ETL Scheduling and Orchestration
1. Introduction
ETL (Extract, Transform, Load) processes are crucial in data engineering, allowing organizations to integrate data from various sources into a centralized data warehouse. Scheduling and orchestration are essential components that ensure ETL jobs run efficiently and reliably.
2. Key Concepts
- ETL Scheduling: The process of planning and timing the execution of ETL jobs.
- Orchestration: Managing the execution of multiple ETL jobs and workflows, ensuring dependencies are respected.
- Workflow: A sequence of tasks performed to achieve a particular data integration goal.
- Job Dependency: Conditions that dictate the order of job execution based on the completion of other jobs.
3. ETL Scheduling Process
Scheduling ETL jobs involves several steps:
- Identify data sources and their availability.
- Define the frequency of data updates (e.g., hourly, daily).
- Determine the execution time, considering data load and system performance.
- Set up monitoring and alerting for job failures.
- Test the scheduling process to ensure reliability.
4. Orchestration Tools
Several tools can help with ETL orchestration:
- Apache Airflow: A popular open-source tool for scheduling and monitoring workflows.
- Luigi: A Python package for building complex data pipelines.
- Apache NiFi: A tool designed for data flow automation.
- Azure Data Factory: A cloud-based data integration service by Microsoft.

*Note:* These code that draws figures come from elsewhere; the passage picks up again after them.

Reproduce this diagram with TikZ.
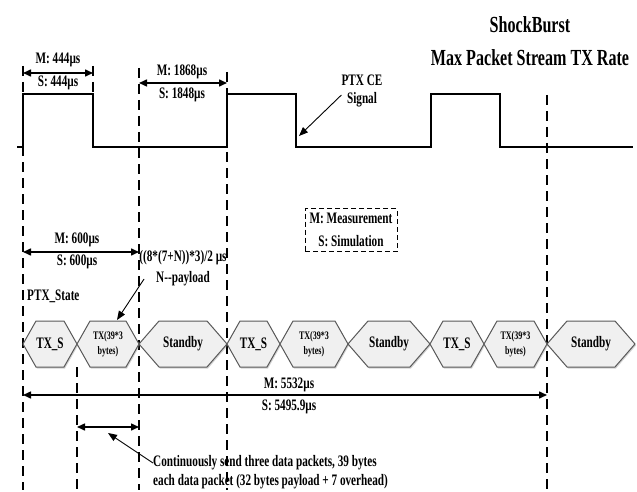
\documentclass[tikz,border=0pt]{standalone}
\usepackage{fontspec}
\setmainfont[FakeStretch=0.7]{Liberation Serif}
\usetikzlibrary{arrows.meta,positioning,calc,shadows}
\begin{document}
\begin{tikzpicture}[x=1pt,y=-1pt,font=\fontsize{16}{18}\selectfont\bfseries,
  every node/.style={inner sep=0pt},
  dim/.style={{Triangle[length=8pt,width=7pt]}-{Triangle[length=8pt,width=7pt]},line width=1.5pt},
  ptr/.style={-{Triangle[length=9pt,width=7pt]},line width=0.9pt},
  guide/.style={dash pattern=on 10pt off 6pt,line width=1.2pt},
  wave/.style={line width=2pt},
  hexbox/.style={draw=black!65,fill=black!6,line width=1pt,
    drop shadow={shadow xshift=1pt,shadow yshift=-1.5pt,opacity=0.35}}]
  \useasboundingbox (0,0) rectangle (637,492);
  % Title
  \node[font=\fontsize{23}{33}\selectfont\bfseries,align=center] (title) at (530,41) {ShockBurst\\Max Packet Stream TX Rate};
  % PTX CE signal
  \draw[wave] (17,147) -- (23,147) -- (23,94) -- (93,94) -- (93,147) -- (227,147) -- (227,94) -- (296,94)
    -- (296,147) -- (431,147) -- (431,94) -- (500,94) -- (500,147) -- (633,147);
  \node[font=\fontsize{16}{18}\selectfont\bfseries,align=center] (ptxce) at (362,91) {PTX CE\\Signal};
  \coordinate (ceTip) at (299,136);
  \draw[ptr] ([yshift=-4pt]ptxce.west) -- (ceTip);
  % guide lines
  \foreach \x/\ya/\yb in {23/66/490, 93/66/122, 77/367/490, 139/68/490, 227/72/490, 547/95/490}{
    \draw[guide] (\x,\ya) -- (\x,\yb);
  }
  % dimension arrows
  \foreach \n/\xa/\xb/\y in {d444/23/93/73, d1868/139/227/83, d600/23/139/252, dtot/23/547/395, dtx/77/139/427}{
    \coordinate (\n-l) at (\xa,\y);
    \coordinate (\n-r) at (\xb,\y);
    \draw[dim] (\n-l) -- (\n-r);
  }
  \node (m444) at (58,60) {M: 444µs};
  \node (s444) at (58,83) {S: 444µs};
  \node (m1868) at (182,72) {M: 1868µs};
  \node (s1848) at (182,95) {S: 1848µs};
  \node (m600) at (77,240) {M: 600µs};
  \node (s600) at (77,262) {S: 600µs};
  \node (formula) at (183,258) {((8*(7+N))*3)/2 µs};
  \node (npay) at (183,279) {N-{}-payload};
  \node[anchor=west] (ptxst) at (27,296) {PTX\_State};
  % legend
  \node[draw,dash pattern=on 5pt off 3pt,line width=1pt,align=center,minimum width=92pt,minimum height=43pt,
    font=\fontsize{16}{23}\selectfont\bfseries] (legend) at (351,230) {M: Measurement\\S: Simulation};
  % PTX states
  \foreach \n/\xa/\xb/\s/\sz/\txt in {h1/23/77/13/16/TX\_S, h2/77/139/13/11.5/{TX(39*3\\bytes)},
      h3/139/227/20/16/Standby, h4/227/280/13/16/TX\_S, h5/280/348/13/11.5/{TX(39*3\\bytes)},
      h6/348/430/20/16/Standby, h7/430/484/13/16/TX\_S, h8/484/547/13/11.5/{TX(39*3\\bytes)},
      h9/547/635/20/16/Standby}{
    \draw[hexbox] (\xa,344) -- (\xa+\s,321) -- (\xb-\s,321) -- (\xb,344) -- (\xb-\s,367) -- (\xa+\s,367) -- cycle;
    \node[font=\fontsize{\sz pt}{15pt}\selectfont\bfseries,align=center] (\n) at ({(\xa+\xb)/2},344) {\txt};
  }
  \coordinate (payTip) at (117,320);
  \draw[ptr] ([xshift=-12pt]npay.west) -- (payTip);
  % total
  \node (m5532) at (289,385) {M: 5532µs};
  \node (s5495) at (289,407) {S: 5495.9µs};
  % note
  \node[anchor=west,align=left,font=\fontsize{16}{19}\selectfont\bfseries] (note) at (153,472)
    {Continuously send three data packets, 39 bytes\\each data packet (32 bytes payload + 7 overhead)};
  \coordinate (noteTip) at ($(dtx-l)!0.5!(dtx-r)+(0,6)$);
  \draw[ptr] ([yshift=9pt]note.west) -- (noteTip);
\end{tikzpicture}
\end{document}
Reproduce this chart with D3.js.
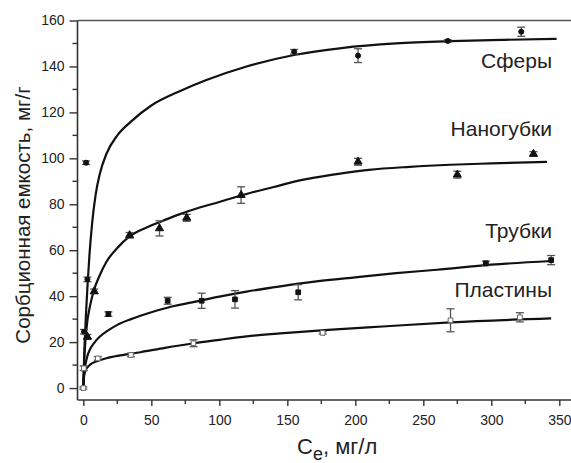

Example: Apache Airflow DAG
from airflow import DAG
from airflow.operators.dummy_operator import DummyOperator
from datetime import datetime
default_args = {
'owner': 'airflow',
'start_date': datetime(2023, 1, 1),
'retries': 1,
}
dag = DAG('etl_workflow', default_args=default_args, schedule_interval='@daily')
start = DummyOperator(task_id='start', dag=dag)
end = DummyOperator(task_id='end', dag=dag)
start >> end
5. Best Practices
- Use a centralized logging system for monitoring ETL jobs.
- Implement retry mechanisms for failed jobs.
- Document workflows and job dependencies clearly.
- Regularly review and optimize ETL performance.
- Ensure data quality checks are in place before and after loading data.
6. FAQ
What is the difference between scheduling and orchestration?
Scheduling refers to the timing and frequency of ETL job execution, while orchestration involves managing the execution flow among multiple jobs, including handling dependencies and failures.
What are common ETL scheduling tools?
Common tools include Apache Airflow, Cron jobs, and cloud-based services like Azure Data Factory and AWS Glue.
How do I ensure ETL jobs are reliable?
Implement error handling, logging, and alerting mechanisms. Regularly monitor job performance and optimize as necessary.